## START Input data

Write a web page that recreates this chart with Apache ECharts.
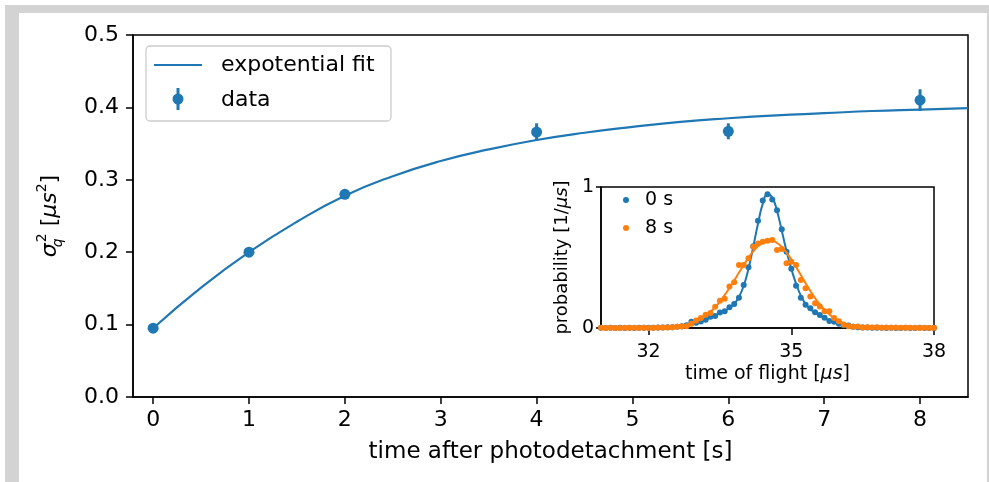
<!DOCTYPE html>
<html>
<head>
<meta charset="utf-8">
<script src="https://cdn.jsdelivr.net/npm/echarts@6/dist/echarts.min.js"></script>
<style>html,body{margin:0;padding:0;background:#fff}#c{width:989px;height:482px}</style>
</head>
<body>
<div id="c"></div>
<script>
// ---- main panel data ----
const mainT = [0, 1, 2, 4, 6, 8];
const mainY = [0.095, 0.200, 0.280, 0.366, 0.367, 0.410];
const mainErr = [0.003, 0.003, 0.004, 0.012, 0.011, 0.015];
const fitT = [0, 0.5, 1, 1.5, 2, 2.5, 3, 3.5, 4, 4.5, 5, 5.5, 6, 6.5, 7, 7.5, 8, 8.5];
const fitY = [0.095, 0.151, 0.200, 0.242, 0.278, 0.305, 0.326, 0.342, 0.355, 0.365, 0.373, 0.380, 0.385, 0.389, 0.392, 0.395, 0.397, 0.399];
const mainXTicks = [0, 1, 2, 3, 4, 5, 6, 7, 8];

// ---- inset data (time of flight distributions) ----
const tof = [31.0,31.1,31.2,31.3,31.4,31.5,31.6,31.7,31.8,31.9,
             32.0,32.1,32.2,32.3,32.4,32.5,32.6,32.7,32.8,32.9,
             33.0,33.1,33.2,33.3,33.4,33.5,33.6,33.7,33.8,33.9,
             34.0,34.1,34.2,34.3,34.4,34.5,34.6,34.7,34.8,34.9,
             35.0,35.1,35.2,35.3,35.4,35.5,35.6,35.7,35.8,35.9,
             36.0,36.1,36.2,36.3,36.4,36.5,36.6,36.7,36.8,36.9,
             37.0,37.1,37.2,37.3,37.4,37.5,37.6,37.7,37.8,37.9,
             38.0];
const p0s = [0.001,0.000,0.001,0.000,0.001,0.000,0.001,0.000,0.001,0.002,
             0.001,0.002,0.003,0.004,0.005,0.006,0.009,0.012,0.020,0.045,
             0.038,0.046,0.058,0.080,0.085,0.110,0.118,0.148,0.170,0.215,
             0.305,0.430,0.580,0.760,0.905,0.948,0.912,0.835,0.700,0.540,
             0.420,0.300,0.215,0.165,0.140,0.112,0.092,0.072,0.050,0.045,
             0.030,0.020,0.018,0.009,0.006,0.003,0.004,0.001,0.002,0.001,
             0.000,0.001,0.000,0.000,0.001,0.000,0.000,0.001,0.000,0.000,
             0.000];
const p0sFit = [0,0,0,0,0,0,0,0,0,0,
             0,0,0,0,0,0.005,0.008,0.013,0.019,0.027,
             0.036,0.047,0.060,0.074,0.089,0.105,0.122,0.143,0.172,0.220,
             0.300,0.420,0.575,0.740,0.880,0.950,0.925,0.830,0.690,0.545,
             0.420,0.315,0.230,0.170,0.132,0.108,0.088,0.070,0.055,0.042,
             0.031,0.022,0.015,0.010,0.006,0.004,0.002,0.001,0,0,
             0,0,0,0,0,0,0,0,0,0,
             0];
const p8s = [0.001,0.000,0.001,0.000,0.000,0.001,0.000,0.001,0.000,0.001,
             0.000,0.002,0.001,0.004,0.003,0.006,0.008,0.010,0.012,0.030,
             0.054,0.071,0.094,0.106,0.150,0.193,0.207,0.294,0.325,0.447,
             0.447,0.494,0.576,0.600,0.612,0.619,0.624,0.553,0.560,0.459,
             0.470,0.447,0.341,0.282,0.224,0.176,0.153,0.118,0.118,0.071,
             0.047,0.024,0.012,0.008,0.010,0.004,0.006,0.003,0.005,0.002,
             0.004,0.002,0.003,0.001,0.002,0.001,0.002,0.000,0.001,0.000,
             0.001];
const p8sFit = [0,0,0,0,0,0,0,0,0,0,
             0,0.001,0.002,0.003,0.004,0.007,0.010,0.015,0.023,0.033,
             0.046,0.064,0.086,0.115,0.148,0.188,0.234,0.284,0.337,0.393,
             0.447,0.498,0.543,0.580,0.605,0.618,0.618,0.603,0.575,0.535,
             0.487,0.433,0.376,0.318,0.263,0.212,0.167,0.128,0.096,0.070,
             0.049,0.034,0.022,0.014,0.009,0.005,0.003,0.002,0.001,0,
             0,0,0,0,0,0,0,0,0,0,
             0];
const insetXTicks = [32, 35, 38];

const BLUE = '#1f77b4', ORANGE = '#ff7f0e';
const FF = 'DejaVu Sans';

const chart = echarts.init(document.getElementById('c'), null, {renderer: 'canvas'});

const axisCommon = {
  axisLine: {show: true, onZero: false, lineStyle: {color: '#000', width: 1.5}},
  splitLine: {show: false},
  nameTextStyle: {color: '#000', fontFamily: FF}
};

const option = {
  backgroundColor: '#fff',
  animation: false,
  grid: [
    {left: 133, top: 35, width: 835, height: 362, show: true, borderColor: '#000', borderWidth: 1.5, backgroundColor: 'transparent'},
    {left: 601, top: 187, width: 333, height: 141, show: true, borderColor: '#000', borderWidth: 1.5, backgroundColor: '#fff'}
  ],
  xAxis: [
    Object.assign({}, axisCommon, {
      type: 'value', gridIndex: 0, min: -0.21, max: 8.5,
      axisTick: {show: true, length: 7, lineStyle: {color: '#000', width: 1.5}, customValues: mainXTicks},
      axisLabel: {customValues: mainXTicks, fontSize: 22, margin: 12, color: '#000', fontFamily: FF},
      name: 'time after photodetachment [s]', nameLocation: 'middle', nameGap: 44,
      nameTextStyle: {color: '#000', fontFamily: FF, fontSize: 23}
    }),
    Object.assign({}, axisCommon, {
      type: 'value', gridIndex: 1, min: 31, max: 38,
      axisTick: {show: true, length: 7, lineStyle: {color: '#000', width: 1.5}, customValues: insetXTicks},
      axisLabel: {customValues: insetXTicks, fontSize: 19, margin: 15, color: '#000', fontFamily: FF},
      name: 'time of flight [{it|μs}]', nameLocation: 'middle', nameGap: 37,
      nameTextStyle: {color: '#000', fontFamily: FF, fontSize: 19,
        rich: {it: {fontStyle: 'italic', fontSize: 19, fontFamily: FF, color: '#000'}}}
    })
  ],
  yAxis: [
    Object.assign({}, axisCommon, {
      type: 'value', gridIndex: 0, min: 0, max: 0.5, interval: 0.1,
      axisTick: {show: true, length: 7, lineStyle: {color: '#000', width: 1.5}},
      axisLabel: {fontSize: 22, margin: 14, color: '#000', fontFamily: FF, formatter: v => v.toFixed(1)},
      name: '{it|σ}{sub|q}{sup|2} [{it|μs}{sup|2}]', nameLocation: 'middle', nameGap: 68,
      nameTextStyle: {color: '#000', fontFamily: FF, fontSize: 22, lineHeight: 30,
        rich: {
          it: {fontStyle: 'italic', fontSize: 22, fontFamily: FF, color: '#000', lineHeight: 30},
          sub: {fontStyle: 'italic', fontSize: 14, fontFamily: FF, color: '#000', lineHeight: 14, verticalAlign: 'bottom', width: 1},
          sup: {fontSize: 14, fontFamily: FF, color: '#000', lineHeight: 14, verticalAlign: 'top'}
        }}
    }),
    Object.assign({}, axisCommon, {
      type: 'value', gridIndex: 1, min: 0, max: 1, interval: 1,
      axisTick: {show: true, length: 5, lineStyle: {color: '#000', width: 1.5}},
      axisLabel: {fontSize: 19, margin: 7, color: '#000', fontFamily: FF},
      name: 'probability [1/{it|μs}]', nameLocation: 'middle', nameGap: 30,
      nameTextStyle: {color: '#000', fontFamily: FF, fontSize: 18,
        rich: {it: {fontStyle: 'italic', fontSize: 18, fontFamily: FF, color: '#000'}}}
    })
  ],
  series: [
    {
      type: 'line', xAxisIndex: 0, yAxisIndex: 0, name: 'expotential fit',
      data: fitT.map((t, i) => [t, fitY[i]]), smooth: true, showSymbol: false,
      lineStyle: {color: BLUE, width: 2.2}, z: 3
    },
    {
      type: 'custom', xAxisIndex: 0, yAxisIndex: 0, name: 'data errors',
      data: mainT.map((t, i) => [t, mainY[i], mainErr[i]]),
      renderItem: function (params, api) {
        const x = api.value(0), y = api.value(1), e = api.value(2);
        const a = api.coord([x, y - e]), b = api.coord([x, y + e]);
        return {type: 'line', shape: {x1: a[0], y1: a[1], x2: b[0], y2: b[1]},
                style: {stroke: BLUE, lineWidth: 3}};
      }, z: 4
    },
    {
      type: 'scatter', xAxisIndex: 0, yAxisIndex: 0, name: 'data',
      data: mainT.map((t, i) => [t, mainY[i]]), symbolSize: 11,
      itemStyle: {color: BLUE, opacity: 1}, z: 5
    },
    {
      type: 'scatter', xAxisIndex: 1, yAxisIndex: 1, name: '0 s',
      data: tof.map((t, i) => [t, p0s[i]]), symbolSize: 6,
      itemStyle: {color: BLUE, opacity: 1}, z: 6
    },
    {
      type: 'line', xAxisIndex: 1, yAxisIndex: 1, name: '0 s fit',
      data: tof.map((t, i) => [t, p0sFit[i]]), smooth: true, showSymbol: false,
      lineStyle: {color: BLUE, width: 2}, z: 6
    },
    {
      type: 'scatter', xAxisIndex: 1, yAxisIndex: 1, name: '8 s',
      data: tof.map((t, i) => [t, p8s[i]]), symbolSize: 6,
      itemStyle: {color: ORANGE, opacity: 1}, z: 7
    },
    {
      type: 'line', xAxisIndex: 1, yAxisIndex: 1, name: '8 s fit',
      data: tof.map((t, i) => [t, p8sFit[i]]), smooth: true, showSymbol: false,
      lineStyle: {color: ORANGE, width: 2}, z: 7
    }
  ],
  graphic: [
    // grey frame
    {type: 'rect', shape: {x: 5, y: 5, width: 984, height: 8}, style: {fill: '#d3d3d3'}, z: 0, silent: true},
    {type: 'rect', shape: {x: 5, y: 5, width: 14, height: 477}, style: {fill: '#d3d3d3'}, z: 0, silent: true},
    {type: 'rect', shape: {x: 987, y: 5, width: 2, height: 477}, style: {fill: '#d3d3d3'}, z: 0, silent: true},
    // main legend
    {type: 'rect', shape: {x: 146, y: 46, width: 245, height: 75, r: 4},
     style: {fill: 'rgba(255,255,255,0.8)', stroke: '#cccccc', lineWidth: 1.3}, z: 10},
    {type: 'line', shape: {x1: 154, y1: 65, x2: 202, y2: 65}, style: {stroke: BLUE, lineWidth: 2.2}, z: 11},
    {type: 'text', x: 221, y: 65, style: {text: 'expotential fit', fill: '#000', font: '22px "DejaVu Sans"', verticalAlign: 'middle'}, z: 11},
    {type: 'line', shape: {x1: 178, y1: 88, x2: 178, y2: 110}, style: {stroke: BLUE, lineWidth: 3}, z: 11},
    {type: 'circle', shape: {cx: 178, cy: 99, r: 5.5}, style: {fill: BLUE}, z: 11},
    {type: 'text', x: 221, y: 100, style: {text: 'data', fill: '#000', font: '22px "DejaVu Sans"', verticalAlign: 'middle'}, z: 11},
    // inset legend
    {type: 'circle', shape: {cx: 626, cy: 200, r: 3}, style: {fill: BLUE}, z: 11},
    {type: 'text', x: 645, y: 200, style: {text: '0 s', fill: '#000', font: '19px "DejaVu Sans"', verticalAlign: 'middle'}, z: 11},
    {type: 'circle', shape: {cx: 626, cy: 228, r: 3}, style: {fill: ORANGE}, z: 11},
    {type: 'text', x: 645, y: 228, style: {text: '8 s', fill: '#000', font: '19px "DejaVu Sans"', verticalAlign: 'middle'}, z: 11}
  ]
};
chart.setOption(option);
</script>
</body>
</html>
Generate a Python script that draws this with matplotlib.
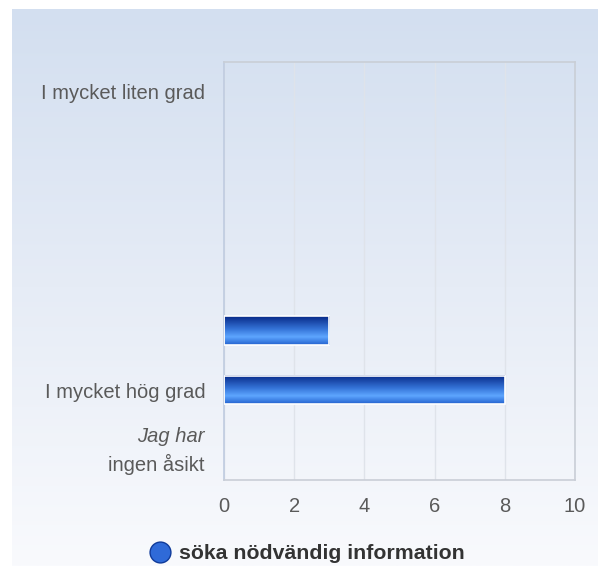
import numpy as np
import matplotlib.pyplot as plt
from matplotlib.colors import LinearSegmentedColormap
from matplotlib.lines import Line2D

categories = ["I mycket liten grad", "", "", "", "", "I mycket hög grad", "Jag har ingen åsikt"]
values = [0, 0, 0, 0, 3, 8, 0]
series_name = "söka nödvändig information"
x_ticks = [0, 2, 4, 6, 8, 10]

plt.rcParams['font.family'] = ['Liberation Sans', 'DejaVu Sans']

fig = plt.figure(figsize=(5.98, 5.66), dpi=100, facecolor='white')

# background panel with vertical gradient
bg = fig.add_axes([12 / 598, 0, 1 - 12 / 598, 557 / 566], zorder=-5)
bg_cmap = LinearSegmentedColormap.from_list("bg", ["#d3dff0", "#e6ecf6", "#f9fafd"])
bg.imshow(np.linspace(0, 1, 256).reshape(-1, 1), cmap=bg_cmap, aspect='auto',
          extent=[0, 1, 0, 1], origin='upper')
bg.axis('off')

ax = fig.add_axes([224 / 598, 86 / 566, 351 / 598, 418.5 / 566])
ax.set_facecolor('none')

pos = np.arange(len(categories))
edges = ['white' if v > 0 else 'none' for v in values]
bars = ax.barh(pos, values, height=0.47, color='none', edgecolor=edges, linewidth=1.2, zorder=3)

bar_cmap = LinearSegmentedColormap.from_list(
    "bar", [(0, "#082a88"), (0.45, "#3574d8"), (0.72, "#5ea6ff"), (1, "#2463cf")])
grad = np.linspace(0, 1, 64).reshape(-1, 1)
for b in bars:
    if b.get_width() <= 0:
        continue
    x, y, w, h = b.get_x(), b.get_y(), b.get_width(), b.get_height()
    ax.imshow(grad, cmap=bar_cmap, aspect='auto', origin='upper',
              extent=[x, x + w, y + h, y], zorder=2.5)

ax.set_xlim(0, 10)
ax.set_ylim(len(categories) - 0.5, -0.5)
ax.set_xticks(x_ticks)
ax.set_yticks(pos)

fs = 14.5
ylabels = [c if c != "Jag har ingen åsikt" else "" for c in categories]
ax.set_yticklabels(ylabels)
ax.tick_params(axis='y', length=0, pad=13.5, labelsize=fs, labelcolor='#5a5a5a')
ax.tick_params(axis='x', length=0, pad=12, labelsize=fs, labelcolor='#5a5a5a')

# two-line label with italic first line
i = categories.index("Jag har ingen åsikt")
trans = ax.get_yaxis_transform()
ax.text(-19 / 351, i - 0.22, "Jag har", transform=trans, ha='right', va='center',
        fontsize=fs, color='#5a5a5a', style='italic')
ax.text(-19 / 351, i + 0.24, "ingen åsikt", transform=trans, ha='right', va='center',
        fontsize=fs, color='#5a5a5a')

ax.grid(axis='x', color='#dfe3ea', linewidth=1, zorder=0)
ax.set_axisbelow(True)
for side, sp in ax.spines.items():
    sp.set_color('#c9ced6')
    sp.set_linewidth(1.2)
ax.spines['left'].set_color('#bfcbe0')

handle = Line2D([], [], linestyle='none', marker='o', markersize=15,
                markerfacecolor='#2f6ad8', markeredgecolor='#0f3a9a')
fig.legend([handle], [series_name], loc='center', bbox_to_anchor=(0.505, 0.0215),
           frameon=False, handletextpad=-0.1,
           prop={'weight': 'bold', 'size': 15.3})
for t in fig.legends[0].get_texts():
    t.set_color('#333333')

fig.savefig("out.png", dpi=100, facecolor='white')
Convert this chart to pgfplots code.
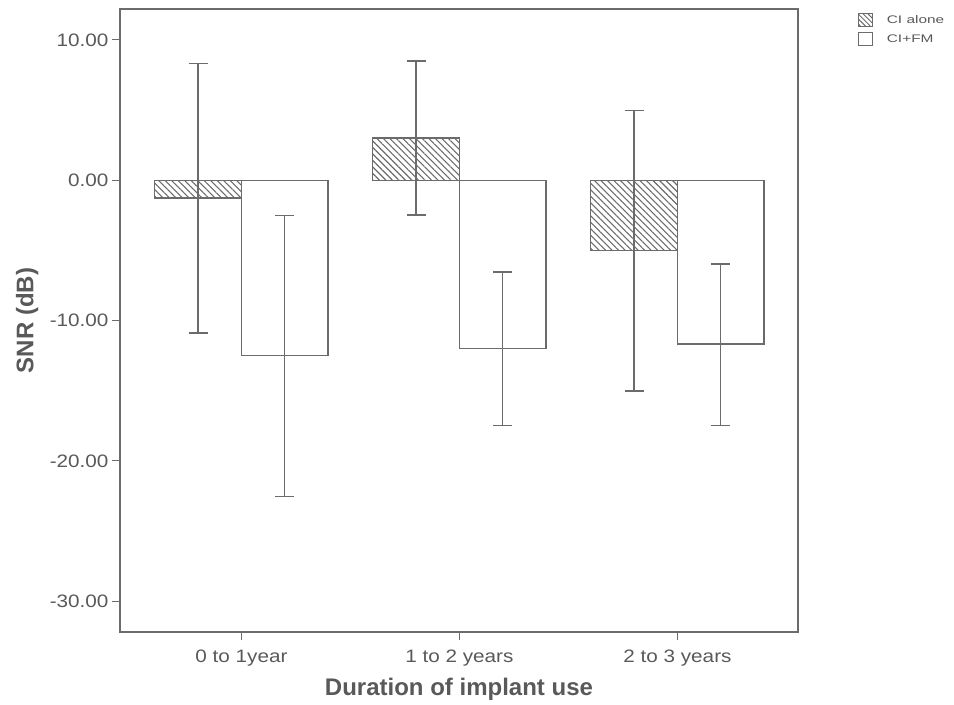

## END Input data

What you need to do: Copy out only the lines from the one containing "Generate a Python" through the one containing "plt.rcParams['font.family'] = ['Liberation", exactly, with both ends. Any picture is left out.

Exercise answer:
Generate a Python script that draws this with matplotlib.
import numpy as np
import matplotlib.pyplot as plt
from matplotlib.colors import LinearSegmentedColormap
from matplotlib.lines import Line2D

categories = ["I mycket liten grad", "", "", "", "", "I mycket hög grad", "Jag har ingen åsikt"]
values = [0, 0, 0, 0, 3, 8, 0]
series_name = "söka nödvändig information"
x_ticks = [0, 2, 4, 6, 8, 10]

plt.rcParams['font.family'] = ['Liberation Sans', 'DejaVu Sans']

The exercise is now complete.